__STATED EXERCISE__: From the first line of the data down to and including the line with "const Z = [0,0,0,0,0,0,0,0,0,0,0,0,0,0,0,0,0];", copy everything exactly, leaving out pictures.

__AVAILABLE DATA__:
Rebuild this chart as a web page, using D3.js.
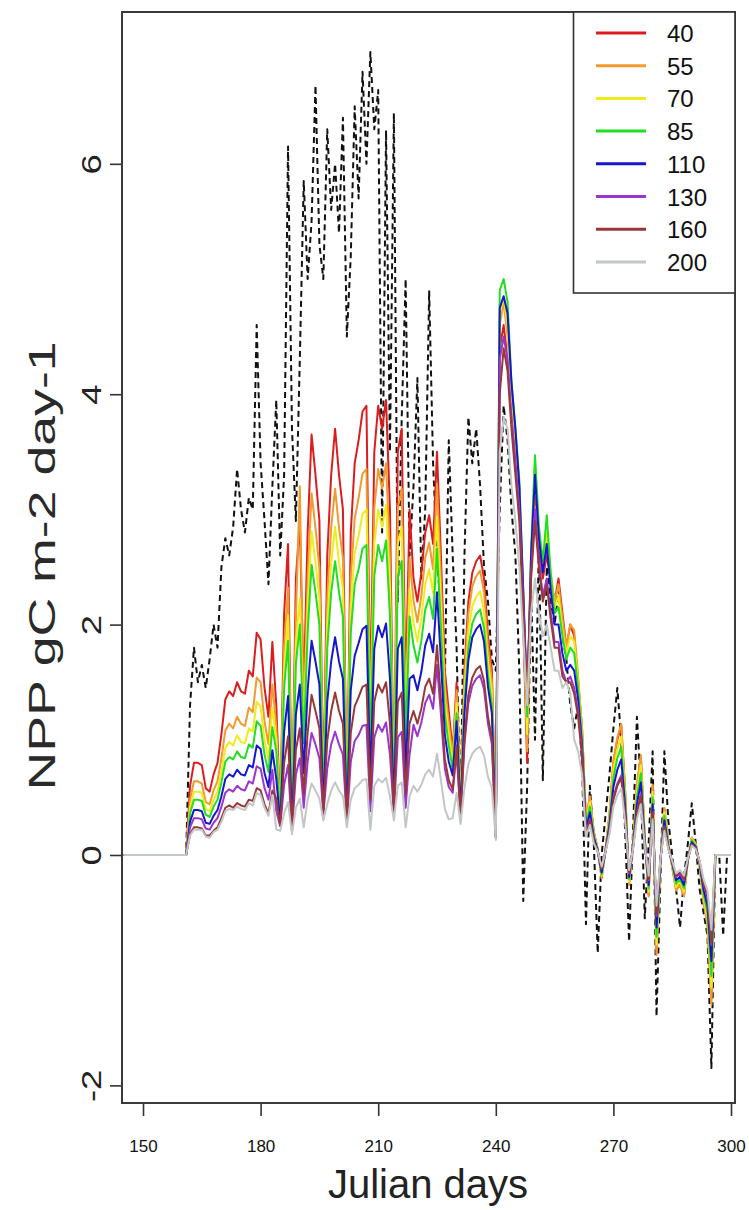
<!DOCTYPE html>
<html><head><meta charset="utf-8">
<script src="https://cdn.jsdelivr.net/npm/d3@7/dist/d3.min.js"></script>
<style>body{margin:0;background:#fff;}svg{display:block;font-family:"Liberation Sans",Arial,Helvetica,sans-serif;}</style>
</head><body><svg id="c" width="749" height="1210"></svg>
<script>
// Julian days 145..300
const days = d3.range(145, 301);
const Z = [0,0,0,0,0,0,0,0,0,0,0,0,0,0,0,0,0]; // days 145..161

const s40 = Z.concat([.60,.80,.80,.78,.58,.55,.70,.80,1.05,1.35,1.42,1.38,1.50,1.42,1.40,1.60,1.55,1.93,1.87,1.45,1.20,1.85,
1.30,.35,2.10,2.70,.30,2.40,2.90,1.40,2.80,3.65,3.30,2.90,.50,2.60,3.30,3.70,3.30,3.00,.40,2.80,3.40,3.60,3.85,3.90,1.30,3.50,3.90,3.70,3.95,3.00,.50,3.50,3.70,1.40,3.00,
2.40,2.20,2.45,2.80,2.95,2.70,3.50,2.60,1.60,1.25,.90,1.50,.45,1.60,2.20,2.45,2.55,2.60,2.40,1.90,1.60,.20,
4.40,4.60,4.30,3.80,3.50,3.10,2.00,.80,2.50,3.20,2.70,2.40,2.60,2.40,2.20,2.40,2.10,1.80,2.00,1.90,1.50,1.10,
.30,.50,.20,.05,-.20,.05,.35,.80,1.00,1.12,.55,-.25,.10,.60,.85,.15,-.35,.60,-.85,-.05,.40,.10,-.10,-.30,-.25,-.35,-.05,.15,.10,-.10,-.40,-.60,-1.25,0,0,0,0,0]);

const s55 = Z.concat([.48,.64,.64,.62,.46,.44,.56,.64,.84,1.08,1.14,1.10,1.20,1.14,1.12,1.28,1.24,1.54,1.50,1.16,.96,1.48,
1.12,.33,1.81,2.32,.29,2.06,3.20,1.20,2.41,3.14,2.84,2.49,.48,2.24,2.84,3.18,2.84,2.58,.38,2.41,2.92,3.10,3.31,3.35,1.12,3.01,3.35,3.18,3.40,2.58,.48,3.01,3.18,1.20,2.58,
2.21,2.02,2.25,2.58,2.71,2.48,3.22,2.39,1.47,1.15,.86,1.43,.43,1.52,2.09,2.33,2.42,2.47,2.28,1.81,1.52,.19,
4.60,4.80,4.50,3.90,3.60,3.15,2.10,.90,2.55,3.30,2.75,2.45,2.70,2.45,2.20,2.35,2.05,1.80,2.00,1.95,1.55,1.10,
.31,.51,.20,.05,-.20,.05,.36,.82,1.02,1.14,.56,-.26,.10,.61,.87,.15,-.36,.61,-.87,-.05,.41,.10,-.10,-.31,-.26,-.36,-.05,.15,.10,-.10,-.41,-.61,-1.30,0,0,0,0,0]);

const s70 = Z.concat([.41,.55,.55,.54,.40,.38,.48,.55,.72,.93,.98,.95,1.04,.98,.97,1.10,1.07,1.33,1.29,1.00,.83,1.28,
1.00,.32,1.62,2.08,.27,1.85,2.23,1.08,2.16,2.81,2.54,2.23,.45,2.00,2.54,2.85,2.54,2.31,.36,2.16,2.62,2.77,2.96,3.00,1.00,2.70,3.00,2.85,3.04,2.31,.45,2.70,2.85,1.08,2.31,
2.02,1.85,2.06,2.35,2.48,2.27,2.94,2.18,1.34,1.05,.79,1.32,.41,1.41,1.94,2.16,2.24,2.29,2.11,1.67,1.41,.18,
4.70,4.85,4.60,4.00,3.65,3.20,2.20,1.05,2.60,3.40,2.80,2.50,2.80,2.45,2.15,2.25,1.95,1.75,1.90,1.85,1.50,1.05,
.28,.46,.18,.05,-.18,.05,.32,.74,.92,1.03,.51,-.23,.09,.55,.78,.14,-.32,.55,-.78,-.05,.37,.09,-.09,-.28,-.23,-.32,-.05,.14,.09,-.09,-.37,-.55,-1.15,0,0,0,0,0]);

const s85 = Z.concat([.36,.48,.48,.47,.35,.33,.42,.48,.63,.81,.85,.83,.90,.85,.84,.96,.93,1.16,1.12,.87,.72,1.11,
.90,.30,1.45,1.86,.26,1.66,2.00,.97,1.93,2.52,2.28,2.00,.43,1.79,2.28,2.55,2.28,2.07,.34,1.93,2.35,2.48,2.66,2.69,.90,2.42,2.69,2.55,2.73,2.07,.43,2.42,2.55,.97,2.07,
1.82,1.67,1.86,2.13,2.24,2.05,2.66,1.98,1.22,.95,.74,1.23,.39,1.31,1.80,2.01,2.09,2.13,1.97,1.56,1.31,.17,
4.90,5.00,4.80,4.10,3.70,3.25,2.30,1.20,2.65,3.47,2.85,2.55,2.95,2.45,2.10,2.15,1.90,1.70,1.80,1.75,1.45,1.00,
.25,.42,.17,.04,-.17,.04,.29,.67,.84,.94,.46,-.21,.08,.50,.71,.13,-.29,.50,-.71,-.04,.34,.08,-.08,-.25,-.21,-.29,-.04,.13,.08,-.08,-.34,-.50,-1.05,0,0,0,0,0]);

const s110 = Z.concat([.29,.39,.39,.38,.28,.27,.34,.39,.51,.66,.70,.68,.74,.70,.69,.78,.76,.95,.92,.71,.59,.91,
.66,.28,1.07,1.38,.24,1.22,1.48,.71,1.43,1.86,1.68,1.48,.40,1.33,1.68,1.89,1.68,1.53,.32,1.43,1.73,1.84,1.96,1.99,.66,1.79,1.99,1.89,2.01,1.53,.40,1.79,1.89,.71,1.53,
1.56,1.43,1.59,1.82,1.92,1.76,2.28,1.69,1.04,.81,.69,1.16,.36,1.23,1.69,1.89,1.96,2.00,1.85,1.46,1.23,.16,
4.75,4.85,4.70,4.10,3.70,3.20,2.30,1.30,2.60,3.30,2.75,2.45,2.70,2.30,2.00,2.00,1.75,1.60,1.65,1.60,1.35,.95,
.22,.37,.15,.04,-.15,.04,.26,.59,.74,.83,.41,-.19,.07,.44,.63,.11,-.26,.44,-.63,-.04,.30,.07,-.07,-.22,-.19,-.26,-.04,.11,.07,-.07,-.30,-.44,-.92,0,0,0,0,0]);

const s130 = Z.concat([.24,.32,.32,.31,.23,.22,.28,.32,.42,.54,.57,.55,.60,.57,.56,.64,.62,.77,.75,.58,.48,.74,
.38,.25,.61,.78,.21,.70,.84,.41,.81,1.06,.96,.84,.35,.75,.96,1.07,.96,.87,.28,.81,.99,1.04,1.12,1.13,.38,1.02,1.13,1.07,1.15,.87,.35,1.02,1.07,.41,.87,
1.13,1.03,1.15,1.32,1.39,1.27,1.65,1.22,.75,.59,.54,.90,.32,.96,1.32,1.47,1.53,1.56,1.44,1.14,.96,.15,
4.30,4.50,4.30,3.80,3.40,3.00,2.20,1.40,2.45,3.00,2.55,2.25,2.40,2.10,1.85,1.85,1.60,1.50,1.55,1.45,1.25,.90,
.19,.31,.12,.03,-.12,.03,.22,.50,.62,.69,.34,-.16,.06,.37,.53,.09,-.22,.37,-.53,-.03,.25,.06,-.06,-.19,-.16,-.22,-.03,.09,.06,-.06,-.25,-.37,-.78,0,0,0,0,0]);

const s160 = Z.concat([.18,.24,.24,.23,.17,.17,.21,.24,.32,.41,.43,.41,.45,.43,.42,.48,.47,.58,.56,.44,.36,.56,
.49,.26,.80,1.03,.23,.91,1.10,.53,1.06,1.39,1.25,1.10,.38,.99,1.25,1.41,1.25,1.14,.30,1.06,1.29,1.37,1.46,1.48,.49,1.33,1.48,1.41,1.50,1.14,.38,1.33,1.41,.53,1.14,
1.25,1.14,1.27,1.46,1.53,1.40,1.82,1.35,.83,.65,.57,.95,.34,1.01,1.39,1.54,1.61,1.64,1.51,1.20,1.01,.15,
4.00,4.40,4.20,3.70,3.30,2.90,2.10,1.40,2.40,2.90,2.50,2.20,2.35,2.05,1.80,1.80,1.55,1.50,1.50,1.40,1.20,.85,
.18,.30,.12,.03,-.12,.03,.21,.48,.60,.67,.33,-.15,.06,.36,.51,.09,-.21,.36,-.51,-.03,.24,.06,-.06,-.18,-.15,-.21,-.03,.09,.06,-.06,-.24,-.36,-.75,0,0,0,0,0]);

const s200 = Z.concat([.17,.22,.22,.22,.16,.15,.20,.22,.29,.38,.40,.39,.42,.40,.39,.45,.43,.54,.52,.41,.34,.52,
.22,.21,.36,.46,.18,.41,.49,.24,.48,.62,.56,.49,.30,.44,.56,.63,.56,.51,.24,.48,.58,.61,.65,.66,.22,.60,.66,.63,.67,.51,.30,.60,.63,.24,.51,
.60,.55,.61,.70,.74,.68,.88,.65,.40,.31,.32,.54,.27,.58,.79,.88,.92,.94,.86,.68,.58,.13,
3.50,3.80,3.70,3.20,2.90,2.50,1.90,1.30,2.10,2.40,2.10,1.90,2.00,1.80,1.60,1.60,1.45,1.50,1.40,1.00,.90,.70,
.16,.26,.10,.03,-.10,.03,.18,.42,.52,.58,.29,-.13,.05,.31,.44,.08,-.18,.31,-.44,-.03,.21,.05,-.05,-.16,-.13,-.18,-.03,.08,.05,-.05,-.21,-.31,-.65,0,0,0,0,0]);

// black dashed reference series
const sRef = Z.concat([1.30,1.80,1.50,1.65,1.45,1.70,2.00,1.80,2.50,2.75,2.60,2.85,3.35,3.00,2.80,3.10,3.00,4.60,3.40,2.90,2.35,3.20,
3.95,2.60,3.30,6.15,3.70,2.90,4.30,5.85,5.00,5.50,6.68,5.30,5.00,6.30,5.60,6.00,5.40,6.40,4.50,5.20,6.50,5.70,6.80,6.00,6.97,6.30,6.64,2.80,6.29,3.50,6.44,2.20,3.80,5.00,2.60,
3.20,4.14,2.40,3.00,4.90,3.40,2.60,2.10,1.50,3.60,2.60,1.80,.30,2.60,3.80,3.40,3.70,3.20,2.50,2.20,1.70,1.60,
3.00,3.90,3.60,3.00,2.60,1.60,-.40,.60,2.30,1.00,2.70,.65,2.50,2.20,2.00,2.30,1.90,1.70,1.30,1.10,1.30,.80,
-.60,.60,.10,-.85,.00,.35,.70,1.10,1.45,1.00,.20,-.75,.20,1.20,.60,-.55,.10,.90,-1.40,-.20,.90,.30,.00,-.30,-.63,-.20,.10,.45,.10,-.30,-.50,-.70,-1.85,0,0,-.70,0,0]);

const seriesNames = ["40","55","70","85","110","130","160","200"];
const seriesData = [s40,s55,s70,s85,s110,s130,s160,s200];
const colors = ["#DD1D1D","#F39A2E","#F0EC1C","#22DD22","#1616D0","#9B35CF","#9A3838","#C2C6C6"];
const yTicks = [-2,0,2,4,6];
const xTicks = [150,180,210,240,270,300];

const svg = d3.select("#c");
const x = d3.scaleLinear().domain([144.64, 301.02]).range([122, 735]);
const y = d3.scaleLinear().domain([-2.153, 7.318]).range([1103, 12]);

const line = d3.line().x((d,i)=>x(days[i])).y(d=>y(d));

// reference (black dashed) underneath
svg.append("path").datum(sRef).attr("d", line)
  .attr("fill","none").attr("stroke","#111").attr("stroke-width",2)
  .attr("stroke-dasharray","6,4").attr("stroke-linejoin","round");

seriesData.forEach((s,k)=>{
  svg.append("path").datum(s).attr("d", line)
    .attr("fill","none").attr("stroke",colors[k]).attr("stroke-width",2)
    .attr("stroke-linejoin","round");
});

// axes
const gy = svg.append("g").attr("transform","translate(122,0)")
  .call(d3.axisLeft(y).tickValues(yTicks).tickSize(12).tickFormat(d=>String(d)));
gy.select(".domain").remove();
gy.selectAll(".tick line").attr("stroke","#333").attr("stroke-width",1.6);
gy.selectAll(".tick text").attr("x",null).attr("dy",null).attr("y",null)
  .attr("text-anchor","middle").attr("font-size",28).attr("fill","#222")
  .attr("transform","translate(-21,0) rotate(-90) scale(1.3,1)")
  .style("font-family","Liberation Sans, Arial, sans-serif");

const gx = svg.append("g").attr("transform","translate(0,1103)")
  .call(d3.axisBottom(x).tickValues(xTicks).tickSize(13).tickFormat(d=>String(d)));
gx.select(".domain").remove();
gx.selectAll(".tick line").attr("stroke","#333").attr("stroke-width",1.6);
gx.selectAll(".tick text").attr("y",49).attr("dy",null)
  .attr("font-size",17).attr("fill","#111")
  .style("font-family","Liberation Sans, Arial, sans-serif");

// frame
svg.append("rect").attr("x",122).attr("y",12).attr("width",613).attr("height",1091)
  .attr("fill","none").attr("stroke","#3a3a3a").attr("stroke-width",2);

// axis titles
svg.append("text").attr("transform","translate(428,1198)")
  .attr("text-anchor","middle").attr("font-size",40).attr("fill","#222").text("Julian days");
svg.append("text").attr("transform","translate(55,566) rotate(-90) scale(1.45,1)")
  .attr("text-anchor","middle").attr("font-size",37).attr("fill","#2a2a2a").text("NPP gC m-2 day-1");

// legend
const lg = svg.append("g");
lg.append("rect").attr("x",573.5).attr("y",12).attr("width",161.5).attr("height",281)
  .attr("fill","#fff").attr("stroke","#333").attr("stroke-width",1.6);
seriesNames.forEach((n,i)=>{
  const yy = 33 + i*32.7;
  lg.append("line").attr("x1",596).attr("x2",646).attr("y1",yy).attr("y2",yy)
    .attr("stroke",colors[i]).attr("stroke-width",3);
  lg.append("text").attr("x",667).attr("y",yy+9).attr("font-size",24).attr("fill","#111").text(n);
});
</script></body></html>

__REPLY__:
Rebuild this chart as a web page, using D3.js.
<!DOCTYPE html>
<html><head><meta charset="utf-8">
<script src="https://cdn.jsdelivr.net/npm/d3@7/dist/d3.min.js"></script>
<style>body{margin:0;background:#fff;}svg{display:block;font-family:"Liberation Sans",Arial,Helvetica,sans-serif;}</style>
</head><body><svg id="c" width="749" height="1210"></svg>
<script>
// Julian days 145..300
const days = d3.range(145, 301);
const Z = [0,0,0,0,0,0,0,0,0,0,0,0,0,0,0,0,0]; // days 145..161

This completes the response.